[Rows from a dataset of charts and code]
---

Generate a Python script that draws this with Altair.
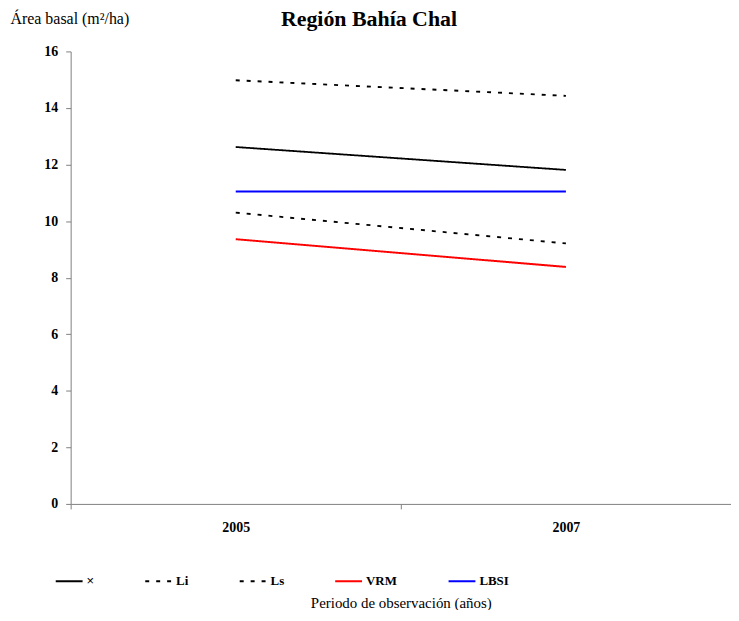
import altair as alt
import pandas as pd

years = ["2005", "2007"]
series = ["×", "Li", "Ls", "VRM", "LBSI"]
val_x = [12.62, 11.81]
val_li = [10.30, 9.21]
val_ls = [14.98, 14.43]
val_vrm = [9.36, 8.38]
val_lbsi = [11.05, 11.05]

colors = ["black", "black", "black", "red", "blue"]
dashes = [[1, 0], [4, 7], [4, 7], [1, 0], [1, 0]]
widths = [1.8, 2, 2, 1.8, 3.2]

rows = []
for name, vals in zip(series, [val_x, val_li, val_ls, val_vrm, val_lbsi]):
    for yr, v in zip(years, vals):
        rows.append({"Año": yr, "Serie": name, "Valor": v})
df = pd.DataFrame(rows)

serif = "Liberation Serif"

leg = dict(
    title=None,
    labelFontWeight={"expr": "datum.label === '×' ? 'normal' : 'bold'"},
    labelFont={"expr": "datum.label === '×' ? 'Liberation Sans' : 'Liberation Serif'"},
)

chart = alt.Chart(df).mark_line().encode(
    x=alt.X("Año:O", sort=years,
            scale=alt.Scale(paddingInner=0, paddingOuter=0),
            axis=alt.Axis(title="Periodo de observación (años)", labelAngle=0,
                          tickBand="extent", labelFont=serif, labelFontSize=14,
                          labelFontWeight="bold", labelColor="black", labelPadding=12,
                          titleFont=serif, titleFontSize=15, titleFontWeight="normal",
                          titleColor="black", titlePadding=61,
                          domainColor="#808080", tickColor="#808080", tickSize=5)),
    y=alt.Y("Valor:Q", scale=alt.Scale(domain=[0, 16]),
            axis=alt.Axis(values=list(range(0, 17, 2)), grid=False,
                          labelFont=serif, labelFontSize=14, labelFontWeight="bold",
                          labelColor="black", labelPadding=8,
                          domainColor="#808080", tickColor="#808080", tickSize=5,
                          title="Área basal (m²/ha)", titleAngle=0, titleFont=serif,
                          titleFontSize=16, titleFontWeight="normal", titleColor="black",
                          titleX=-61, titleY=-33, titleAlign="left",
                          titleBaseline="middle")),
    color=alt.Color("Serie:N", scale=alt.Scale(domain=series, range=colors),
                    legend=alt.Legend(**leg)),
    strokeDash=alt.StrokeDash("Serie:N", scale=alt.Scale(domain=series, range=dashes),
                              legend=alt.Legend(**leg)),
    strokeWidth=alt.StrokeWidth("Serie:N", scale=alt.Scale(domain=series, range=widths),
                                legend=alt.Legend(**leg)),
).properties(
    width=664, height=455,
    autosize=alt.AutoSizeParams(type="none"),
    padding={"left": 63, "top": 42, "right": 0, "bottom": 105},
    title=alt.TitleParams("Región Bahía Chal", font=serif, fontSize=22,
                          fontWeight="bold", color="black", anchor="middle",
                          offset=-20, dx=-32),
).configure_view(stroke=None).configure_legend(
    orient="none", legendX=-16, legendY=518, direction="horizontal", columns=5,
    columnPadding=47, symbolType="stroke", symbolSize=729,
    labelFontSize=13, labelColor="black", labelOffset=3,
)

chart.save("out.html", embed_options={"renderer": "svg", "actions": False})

---

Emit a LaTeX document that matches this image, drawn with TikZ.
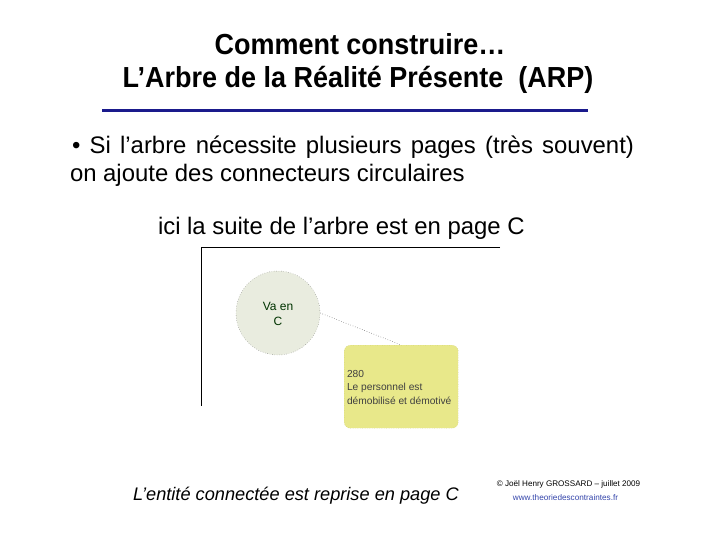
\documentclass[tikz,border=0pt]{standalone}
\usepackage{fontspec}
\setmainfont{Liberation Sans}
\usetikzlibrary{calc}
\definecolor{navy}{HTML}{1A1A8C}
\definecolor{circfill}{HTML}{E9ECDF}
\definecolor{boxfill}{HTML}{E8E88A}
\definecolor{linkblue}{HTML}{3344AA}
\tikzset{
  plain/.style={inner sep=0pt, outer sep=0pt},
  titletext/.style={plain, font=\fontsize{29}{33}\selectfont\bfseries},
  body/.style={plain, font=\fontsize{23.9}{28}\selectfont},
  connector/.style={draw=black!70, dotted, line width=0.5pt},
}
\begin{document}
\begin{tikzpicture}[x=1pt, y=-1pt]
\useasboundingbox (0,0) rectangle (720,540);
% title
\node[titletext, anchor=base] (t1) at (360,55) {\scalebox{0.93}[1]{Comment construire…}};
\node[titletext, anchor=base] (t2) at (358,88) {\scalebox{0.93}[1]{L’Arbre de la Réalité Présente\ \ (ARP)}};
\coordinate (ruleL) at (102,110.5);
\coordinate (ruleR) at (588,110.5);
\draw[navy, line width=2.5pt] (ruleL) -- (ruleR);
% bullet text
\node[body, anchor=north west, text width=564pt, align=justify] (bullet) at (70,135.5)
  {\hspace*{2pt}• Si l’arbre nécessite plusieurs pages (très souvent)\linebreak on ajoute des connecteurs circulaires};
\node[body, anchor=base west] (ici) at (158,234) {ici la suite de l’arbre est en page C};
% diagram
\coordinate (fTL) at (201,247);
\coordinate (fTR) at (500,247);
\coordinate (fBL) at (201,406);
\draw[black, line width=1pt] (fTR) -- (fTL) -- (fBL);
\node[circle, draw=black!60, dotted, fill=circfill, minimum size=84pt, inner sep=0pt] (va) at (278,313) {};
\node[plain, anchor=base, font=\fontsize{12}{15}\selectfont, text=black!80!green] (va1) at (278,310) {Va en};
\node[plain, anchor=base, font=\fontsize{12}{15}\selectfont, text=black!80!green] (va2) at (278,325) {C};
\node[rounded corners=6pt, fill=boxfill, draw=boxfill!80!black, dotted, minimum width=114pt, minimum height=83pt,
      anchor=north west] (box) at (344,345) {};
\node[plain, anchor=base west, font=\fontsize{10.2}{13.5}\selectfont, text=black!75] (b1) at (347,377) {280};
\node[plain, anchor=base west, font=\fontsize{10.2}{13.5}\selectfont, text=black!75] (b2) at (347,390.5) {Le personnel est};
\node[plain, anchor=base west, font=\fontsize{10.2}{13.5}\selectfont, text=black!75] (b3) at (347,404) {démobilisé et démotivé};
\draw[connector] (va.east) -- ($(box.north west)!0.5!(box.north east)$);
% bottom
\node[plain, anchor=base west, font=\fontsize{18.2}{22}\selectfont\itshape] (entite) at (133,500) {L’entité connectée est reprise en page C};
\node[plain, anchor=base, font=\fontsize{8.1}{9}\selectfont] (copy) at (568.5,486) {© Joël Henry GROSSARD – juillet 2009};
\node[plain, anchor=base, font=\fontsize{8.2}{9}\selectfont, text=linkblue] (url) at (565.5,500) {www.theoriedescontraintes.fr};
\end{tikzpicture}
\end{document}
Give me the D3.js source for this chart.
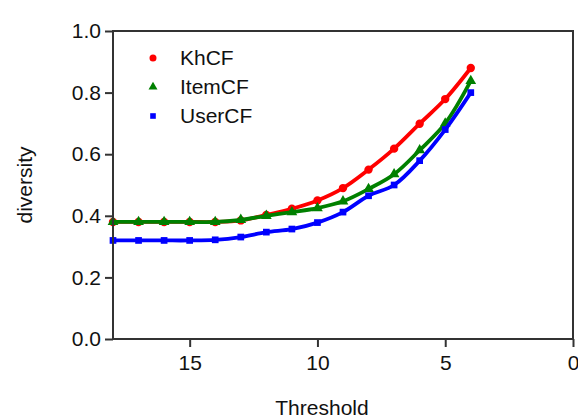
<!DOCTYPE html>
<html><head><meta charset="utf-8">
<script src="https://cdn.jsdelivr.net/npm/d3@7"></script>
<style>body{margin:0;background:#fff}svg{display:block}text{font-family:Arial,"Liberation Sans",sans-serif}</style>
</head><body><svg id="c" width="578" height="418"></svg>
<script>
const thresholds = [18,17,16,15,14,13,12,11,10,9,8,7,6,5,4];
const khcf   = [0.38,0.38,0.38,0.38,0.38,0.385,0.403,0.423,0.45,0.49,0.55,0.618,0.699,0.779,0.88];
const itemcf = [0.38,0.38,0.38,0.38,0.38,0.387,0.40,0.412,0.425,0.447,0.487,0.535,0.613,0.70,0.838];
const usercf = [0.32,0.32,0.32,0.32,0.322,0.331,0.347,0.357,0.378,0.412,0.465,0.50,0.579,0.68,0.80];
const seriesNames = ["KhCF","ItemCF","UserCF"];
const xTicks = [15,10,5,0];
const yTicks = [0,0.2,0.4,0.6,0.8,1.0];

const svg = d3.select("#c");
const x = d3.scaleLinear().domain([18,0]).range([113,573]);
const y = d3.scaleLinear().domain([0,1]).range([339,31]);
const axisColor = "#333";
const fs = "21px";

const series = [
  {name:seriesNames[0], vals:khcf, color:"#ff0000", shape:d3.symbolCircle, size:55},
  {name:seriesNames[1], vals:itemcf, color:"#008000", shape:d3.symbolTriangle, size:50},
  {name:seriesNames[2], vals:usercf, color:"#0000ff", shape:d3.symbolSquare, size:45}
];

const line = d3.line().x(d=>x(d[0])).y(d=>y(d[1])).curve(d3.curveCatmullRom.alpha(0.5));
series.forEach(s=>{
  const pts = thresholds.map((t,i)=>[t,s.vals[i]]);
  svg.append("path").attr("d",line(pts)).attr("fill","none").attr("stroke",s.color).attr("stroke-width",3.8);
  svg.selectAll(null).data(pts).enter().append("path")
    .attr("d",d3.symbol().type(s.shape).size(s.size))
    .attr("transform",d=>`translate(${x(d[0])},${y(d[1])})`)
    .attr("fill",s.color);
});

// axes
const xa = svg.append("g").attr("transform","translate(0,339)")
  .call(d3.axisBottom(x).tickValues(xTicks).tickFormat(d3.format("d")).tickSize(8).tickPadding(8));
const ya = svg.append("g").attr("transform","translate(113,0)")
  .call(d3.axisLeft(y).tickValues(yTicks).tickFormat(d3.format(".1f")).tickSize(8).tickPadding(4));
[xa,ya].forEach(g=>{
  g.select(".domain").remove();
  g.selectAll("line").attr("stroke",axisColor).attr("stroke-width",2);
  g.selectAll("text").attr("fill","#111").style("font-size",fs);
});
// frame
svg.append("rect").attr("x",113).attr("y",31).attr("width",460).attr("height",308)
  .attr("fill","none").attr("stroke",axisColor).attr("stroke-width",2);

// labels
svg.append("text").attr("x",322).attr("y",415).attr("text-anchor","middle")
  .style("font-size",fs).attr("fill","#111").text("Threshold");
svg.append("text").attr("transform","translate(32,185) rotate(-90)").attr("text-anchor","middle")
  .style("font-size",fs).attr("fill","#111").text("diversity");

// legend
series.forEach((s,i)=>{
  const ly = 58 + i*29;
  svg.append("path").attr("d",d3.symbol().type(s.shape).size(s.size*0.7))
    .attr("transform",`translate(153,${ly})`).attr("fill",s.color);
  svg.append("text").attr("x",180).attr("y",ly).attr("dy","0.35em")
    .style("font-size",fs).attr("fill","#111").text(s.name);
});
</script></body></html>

---

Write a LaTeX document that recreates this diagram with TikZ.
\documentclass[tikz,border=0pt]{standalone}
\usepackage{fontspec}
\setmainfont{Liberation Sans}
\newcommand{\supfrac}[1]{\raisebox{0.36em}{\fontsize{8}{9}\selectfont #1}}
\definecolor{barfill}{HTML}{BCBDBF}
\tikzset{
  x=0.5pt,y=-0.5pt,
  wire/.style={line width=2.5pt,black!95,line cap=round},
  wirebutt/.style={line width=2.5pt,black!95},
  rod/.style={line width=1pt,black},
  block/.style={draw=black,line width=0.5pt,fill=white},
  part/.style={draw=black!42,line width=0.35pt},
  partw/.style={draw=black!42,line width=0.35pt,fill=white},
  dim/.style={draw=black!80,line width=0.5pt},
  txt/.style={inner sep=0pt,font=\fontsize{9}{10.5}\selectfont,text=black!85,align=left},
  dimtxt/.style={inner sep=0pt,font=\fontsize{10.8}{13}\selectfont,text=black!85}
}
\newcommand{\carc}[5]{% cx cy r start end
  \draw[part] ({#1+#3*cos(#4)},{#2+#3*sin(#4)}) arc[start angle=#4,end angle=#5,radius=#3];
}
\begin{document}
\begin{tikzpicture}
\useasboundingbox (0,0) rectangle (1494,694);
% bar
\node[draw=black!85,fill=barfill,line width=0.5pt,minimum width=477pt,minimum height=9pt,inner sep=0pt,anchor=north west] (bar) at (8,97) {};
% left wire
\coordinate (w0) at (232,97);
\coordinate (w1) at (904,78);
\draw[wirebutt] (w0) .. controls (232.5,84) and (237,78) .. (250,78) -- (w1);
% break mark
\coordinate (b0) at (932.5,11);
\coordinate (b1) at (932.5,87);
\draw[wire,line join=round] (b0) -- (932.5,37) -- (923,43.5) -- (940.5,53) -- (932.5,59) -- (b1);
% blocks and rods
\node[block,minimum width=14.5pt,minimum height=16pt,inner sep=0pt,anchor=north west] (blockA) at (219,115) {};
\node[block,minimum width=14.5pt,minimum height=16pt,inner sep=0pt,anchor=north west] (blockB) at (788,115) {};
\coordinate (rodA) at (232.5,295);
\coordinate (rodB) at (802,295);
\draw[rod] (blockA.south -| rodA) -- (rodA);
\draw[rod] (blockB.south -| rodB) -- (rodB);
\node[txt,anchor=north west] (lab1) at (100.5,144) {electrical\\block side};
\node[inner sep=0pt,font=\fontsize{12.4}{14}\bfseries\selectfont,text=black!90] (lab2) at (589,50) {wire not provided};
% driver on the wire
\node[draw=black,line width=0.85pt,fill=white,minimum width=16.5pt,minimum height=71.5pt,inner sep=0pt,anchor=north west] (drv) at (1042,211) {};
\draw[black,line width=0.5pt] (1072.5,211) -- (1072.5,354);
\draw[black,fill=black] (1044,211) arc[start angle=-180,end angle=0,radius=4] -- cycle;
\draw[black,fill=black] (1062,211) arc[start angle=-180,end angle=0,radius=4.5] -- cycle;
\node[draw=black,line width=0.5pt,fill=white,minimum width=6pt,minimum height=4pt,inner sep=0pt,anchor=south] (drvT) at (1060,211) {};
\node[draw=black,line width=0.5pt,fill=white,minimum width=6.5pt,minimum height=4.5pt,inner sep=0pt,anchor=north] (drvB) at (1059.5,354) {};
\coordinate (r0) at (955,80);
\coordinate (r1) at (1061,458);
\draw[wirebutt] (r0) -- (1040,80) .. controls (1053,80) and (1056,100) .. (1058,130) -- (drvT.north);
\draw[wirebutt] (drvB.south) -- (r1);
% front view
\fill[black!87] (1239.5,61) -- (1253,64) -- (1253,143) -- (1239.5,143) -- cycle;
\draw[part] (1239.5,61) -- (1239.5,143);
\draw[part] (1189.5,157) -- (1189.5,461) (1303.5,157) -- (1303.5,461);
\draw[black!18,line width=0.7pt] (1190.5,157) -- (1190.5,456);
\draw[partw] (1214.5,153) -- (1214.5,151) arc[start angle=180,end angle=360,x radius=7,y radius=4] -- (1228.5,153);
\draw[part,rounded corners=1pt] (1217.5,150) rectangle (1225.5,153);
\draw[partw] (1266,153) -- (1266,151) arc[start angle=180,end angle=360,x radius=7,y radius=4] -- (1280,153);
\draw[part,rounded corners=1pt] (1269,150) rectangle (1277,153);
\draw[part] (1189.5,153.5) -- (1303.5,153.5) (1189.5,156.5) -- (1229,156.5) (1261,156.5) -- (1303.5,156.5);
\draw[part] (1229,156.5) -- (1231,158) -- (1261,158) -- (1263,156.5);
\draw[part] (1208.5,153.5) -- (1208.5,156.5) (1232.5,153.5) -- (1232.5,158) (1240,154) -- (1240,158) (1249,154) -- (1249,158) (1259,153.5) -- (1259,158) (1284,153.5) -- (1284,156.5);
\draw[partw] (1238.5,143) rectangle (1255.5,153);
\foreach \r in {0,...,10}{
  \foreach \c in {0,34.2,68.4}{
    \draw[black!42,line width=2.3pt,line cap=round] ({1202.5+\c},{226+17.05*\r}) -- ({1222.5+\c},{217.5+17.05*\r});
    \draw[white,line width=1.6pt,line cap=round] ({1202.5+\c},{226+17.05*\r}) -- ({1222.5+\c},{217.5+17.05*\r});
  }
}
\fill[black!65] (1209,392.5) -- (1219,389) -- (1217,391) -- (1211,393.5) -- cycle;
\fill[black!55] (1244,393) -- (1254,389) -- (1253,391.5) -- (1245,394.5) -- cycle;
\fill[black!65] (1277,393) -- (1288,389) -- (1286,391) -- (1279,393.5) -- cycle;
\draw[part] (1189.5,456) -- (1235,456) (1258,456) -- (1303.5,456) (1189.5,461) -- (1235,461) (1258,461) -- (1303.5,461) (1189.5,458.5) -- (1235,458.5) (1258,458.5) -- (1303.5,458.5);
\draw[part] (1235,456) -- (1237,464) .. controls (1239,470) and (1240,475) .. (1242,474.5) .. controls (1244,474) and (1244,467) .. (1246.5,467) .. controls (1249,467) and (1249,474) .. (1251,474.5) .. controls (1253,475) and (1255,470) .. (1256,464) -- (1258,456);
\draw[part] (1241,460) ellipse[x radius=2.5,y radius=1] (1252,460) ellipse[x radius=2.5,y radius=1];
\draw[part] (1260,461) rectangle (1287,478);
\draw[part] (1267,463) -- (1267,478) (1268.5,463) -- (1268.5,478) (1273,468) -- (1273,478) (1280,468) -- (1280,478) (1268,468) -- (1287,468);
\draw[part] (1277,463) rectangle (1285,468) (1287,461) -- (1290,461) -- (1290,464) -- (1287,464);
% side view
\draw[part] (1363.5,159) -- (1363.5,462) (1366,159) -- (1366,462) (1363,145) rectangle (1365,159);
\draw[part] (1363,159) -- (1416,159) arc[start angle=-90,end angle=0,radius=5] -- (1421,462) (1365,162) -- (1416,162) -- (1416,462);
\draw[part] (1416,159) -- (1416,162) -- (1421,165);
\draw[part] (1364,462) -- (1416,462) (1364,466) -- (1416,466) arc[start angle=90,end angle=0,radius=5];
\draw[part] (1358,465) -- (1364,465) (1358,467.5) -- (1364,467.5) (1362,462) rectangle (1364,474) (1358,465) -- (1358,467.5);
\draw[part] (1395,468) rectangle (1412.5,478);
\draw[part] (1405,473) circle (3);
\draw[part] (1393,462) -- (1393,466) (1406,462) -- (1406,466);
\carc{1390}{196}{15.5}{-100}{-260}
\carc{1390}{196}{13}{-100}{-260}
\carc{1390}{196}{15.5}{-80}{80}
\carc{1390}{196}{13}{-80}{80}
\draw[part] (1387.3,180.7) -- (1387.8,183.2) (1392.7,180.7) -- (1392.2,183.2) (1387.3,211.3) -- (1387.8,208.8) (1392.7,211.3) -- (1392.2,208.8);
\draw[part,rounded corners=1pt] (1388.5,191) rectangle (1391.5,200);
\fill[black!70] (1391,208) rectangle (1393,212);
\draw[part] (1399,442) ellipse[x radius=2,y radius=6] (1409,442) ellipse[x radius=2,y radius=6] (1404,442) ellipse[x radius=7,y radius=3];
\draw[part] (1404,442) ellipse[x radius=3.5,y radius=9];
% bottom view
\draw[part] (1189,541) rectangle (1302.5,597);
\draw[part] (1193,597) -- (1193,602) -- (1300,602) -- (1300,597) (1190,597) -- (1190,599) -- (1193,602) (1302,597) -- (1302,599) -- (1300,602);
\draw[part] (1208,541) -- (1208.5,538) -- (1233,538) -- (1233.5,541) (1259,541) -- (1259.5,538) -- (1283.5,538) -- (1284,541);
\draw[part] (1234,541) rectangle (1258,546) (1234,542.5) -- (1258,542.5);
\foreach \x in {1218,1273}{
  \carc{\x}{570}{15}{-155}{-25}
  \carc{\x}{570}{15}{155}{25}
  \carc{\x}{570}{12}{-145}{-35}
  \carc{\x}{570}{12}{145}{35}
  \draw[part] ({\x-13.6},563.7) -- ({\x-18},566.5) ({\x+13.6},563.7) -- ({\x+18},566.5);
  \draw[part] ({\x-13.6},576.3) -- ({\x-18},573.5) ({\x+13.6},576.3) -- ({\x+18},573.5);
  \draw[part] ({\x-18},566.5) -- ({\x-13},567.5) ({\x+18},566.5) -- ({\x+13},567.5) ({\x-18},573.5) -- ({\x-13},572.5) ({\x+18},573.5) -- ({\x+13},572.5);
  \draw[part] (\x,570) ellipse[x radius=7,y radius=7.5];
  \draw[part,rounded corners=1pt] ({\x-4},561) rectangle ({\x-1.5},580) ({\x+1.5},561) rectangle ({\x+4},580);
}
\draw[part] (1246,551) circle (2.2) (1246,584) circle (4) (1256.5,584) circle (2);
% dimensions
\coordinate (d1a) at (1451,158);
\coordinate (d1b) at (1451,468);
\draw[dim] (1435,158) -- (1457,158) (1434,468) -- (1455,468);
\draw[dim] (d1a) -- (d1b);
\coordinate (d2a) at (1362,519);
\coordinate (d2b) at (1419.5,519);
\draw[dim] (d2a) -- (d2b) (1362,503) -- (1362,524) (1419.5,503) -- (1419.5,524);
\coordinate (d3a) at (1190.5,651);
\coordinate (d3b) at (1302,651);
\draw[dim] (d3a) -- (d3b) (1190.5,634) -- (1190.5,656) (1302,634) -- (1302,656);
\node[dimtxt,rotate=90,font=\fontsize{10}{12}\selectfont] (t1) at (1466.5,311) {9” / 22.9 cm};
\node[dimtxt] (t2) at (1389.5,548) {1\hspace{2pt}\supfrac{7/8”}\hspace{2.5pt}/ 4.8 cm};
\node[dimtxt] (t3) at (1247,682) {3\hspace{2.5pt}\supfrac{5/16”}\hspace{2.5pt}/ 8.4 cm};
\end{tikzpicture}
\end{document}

---

▶ **The problem**:
All lines of the data above that include the word "LaTeX" must be shown.

▶ **Solution below**:
Emit a LaTeX document that matches this image, drawn with TikZ.
Write a LaTeX document that recreates this diagram with TikZ.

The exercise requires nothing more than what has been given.